I have posted something like this before, but I thought it would be nice to through out this little disclaimer again. I am writing this blog as an aspiring wedding photographer. I have no doubt that the word “aspiring” will be dropped as an adjective some day, when I get clients and actually have brides and grooms and pretty pictures to write about. Until that time it is pretty much random free thoughts about those subjects that interest me.
I decided to continue with my break from the History of the Olympics as seen by Tim and just free write in my usual thoughtful,humorous and light-hearted manner about a couple of subjects that were on my mind. But with the shootings in Wisconsin, I decided to postpone my blog for a day. Basically, this post is all the subjects I was going to write about yesterday, with a bit of a mention about the Wisconsin tragedy.

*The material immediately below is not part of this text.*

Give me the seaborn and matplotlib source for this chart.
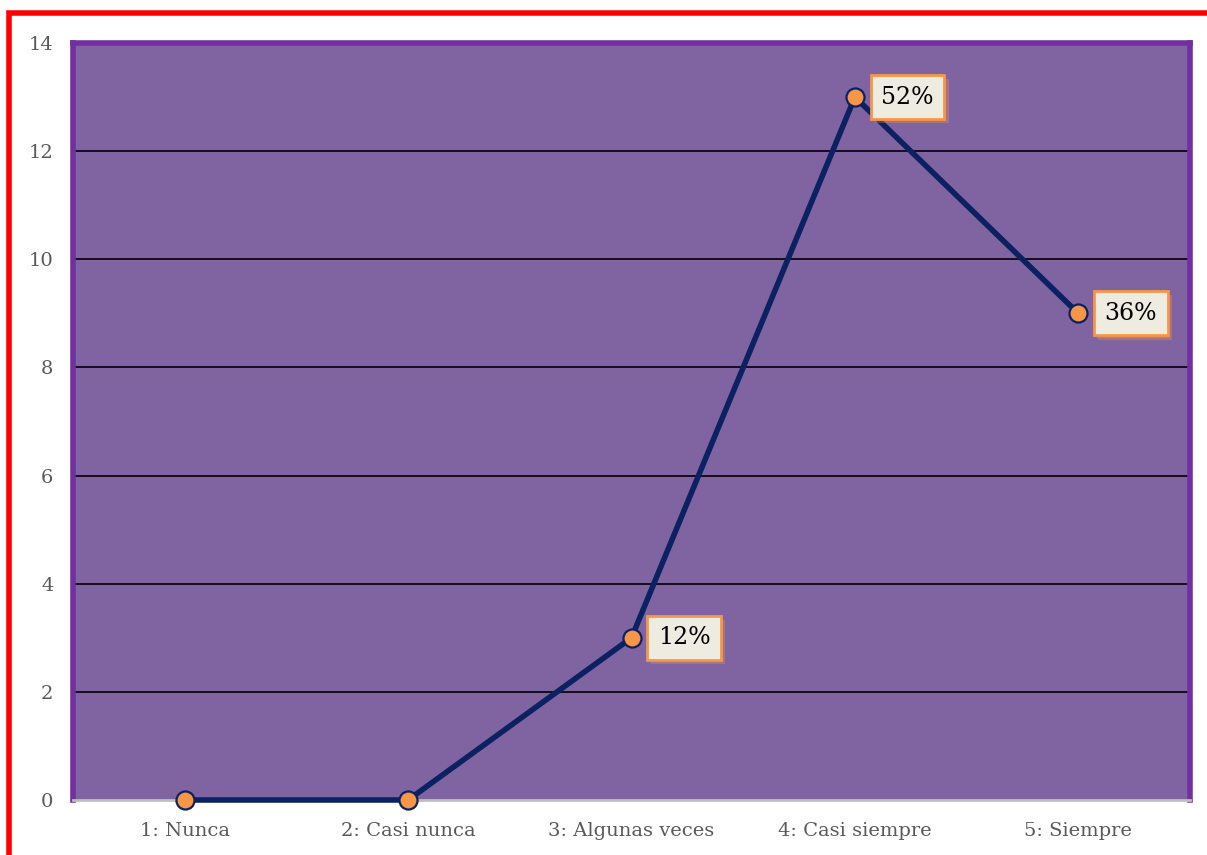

NBC’s coverage of the Olympics is horrible. No Broadcasting Clue. NBC chose not to show the United States’ own Georganne Moline’s heat in the 400 meter hurdles. Georganne won her heat, and had a better time than the other two Americans, whose heats NBC did decide to televise. NBC did choose to rerun a segment of an interview with “Blade Runner”, that had aired the night before, and they also showed a segment on James Bond and Ian Fleming. Could they not have cut back on the special segments and found the extra time to show the other two heats of the 400 hurdles? Besides that, NBC shows three or four different replays of each race. One and done, please. Absolutely no reason to show a race from straight above. Georganne apparently doesn’t fit into whatever template NBC has for who and what that they choose to cover. Much like NBC not televising the opening ceremonies tribute to the UK subway terror attack in 2005.
Like Olga, Nadia, Mary Lou, and Keri before her, Gabby Douglass has become the sweetheart of the 2012 Olympics. I am happy for her. It is well deserved. And from listening to her interviews, she is very well grounded for a 16-year-old, and remember, I dealt with 16 year olds for 31 years. Gabby now has a $90 million dollar endorsement deal and is on the cover of Kellogg’s Cornflakes. I may even start eating Cornflakes again. But as is human nature, Gabby is getting her share of criticism about the stupidest things to be critical about. Some are criticizing Gabby for her profession of faith when interviewed. Others are criticizing her hair. Soon, I predict that when it is figured out that 10% of her income will be donated to her church, that will be criticized too. Go get ‘um, Gabby.
Yesterday, August 5th, is truly a “free day’ for American journalists Laura Ling and Euna Lee. Three years ago on that date, Laura and Euna were released after almost 5 months of captivity in North Korea. Their team was doing a documentary for Current TV on North Korean defectors in China. On March 17th, 2009, they followed their Korean guide across the Tumin River and were briefly on North Korean soil. The team was chased by two North Korean soldiers who caught up the two women on the Chinese side of the river and violently dragged them back into North Korea. The women were put on trial in June and sentenced to 12 years of hard labor in one of North Korea’s notorious prison camps. Only after former President Bill Clinton met with dictator Kim Jong-Il were the girls pardoned and sent back home. Laura Ling’s sister is journalist Lisa Ling. Lisa used all her press and political contacts to eventually get the story out to the public and keep the pressure up to get the ladies released. One thing she did was to post a tweet about how much she missed and worried about her sister. That tweet went viral and spread via the social media like wildfire. From the networking on social media people began attending vigils, writing letters, signing petitions and communicating with each other via Twitter and Facebook. A young writer named Lillian Wu wrote a letter on her blog in the voice of Hana, Euna’s 4-year-old daughter, from the perspective of 12 years later. This letter on the blogosphere reached a lot of people and stirred them to get involved. That moving post is here. http://teenwritershaven.blogspot.com/2009/06/my-mother-is-hero.html
I remember in March hearing about North Korea arresting two U.S. reporters but I just figured they would be released in a couple of days. I did not hear about them again until the verdict of the trial was handed down. At that point I researched what I could on the story. The primary reason I joined Facebook was to get connected and to keep up with the news. I wrote some letters and sign some petitions. When they came home, I remember watching their arrival live on tv at Bally’s Gym. Laura and Lisa Ling wrote the book “Somewhere Inside” and Euna Lee wrote “The World is Bigger Now.” I found Laura and Lisa’s book interesting because not only because Laura details her months in captivity but Lisa also gives us the behind the scene look at the negotiations and the struggles of the families at home with not knowing what was happening to their loved ones. Euna’s book details her version of the story, but what makes it unique is how much her faith in God and her Christianity helped her through those dark days And both books give the readers a glimpse into mind-set and the workings and beliefs of North Korea. I would highly recommend reading their books. They will touch your heart.
Finally, let me express my sympathies for the victims and families of the Sikh Temple shootings yesterday.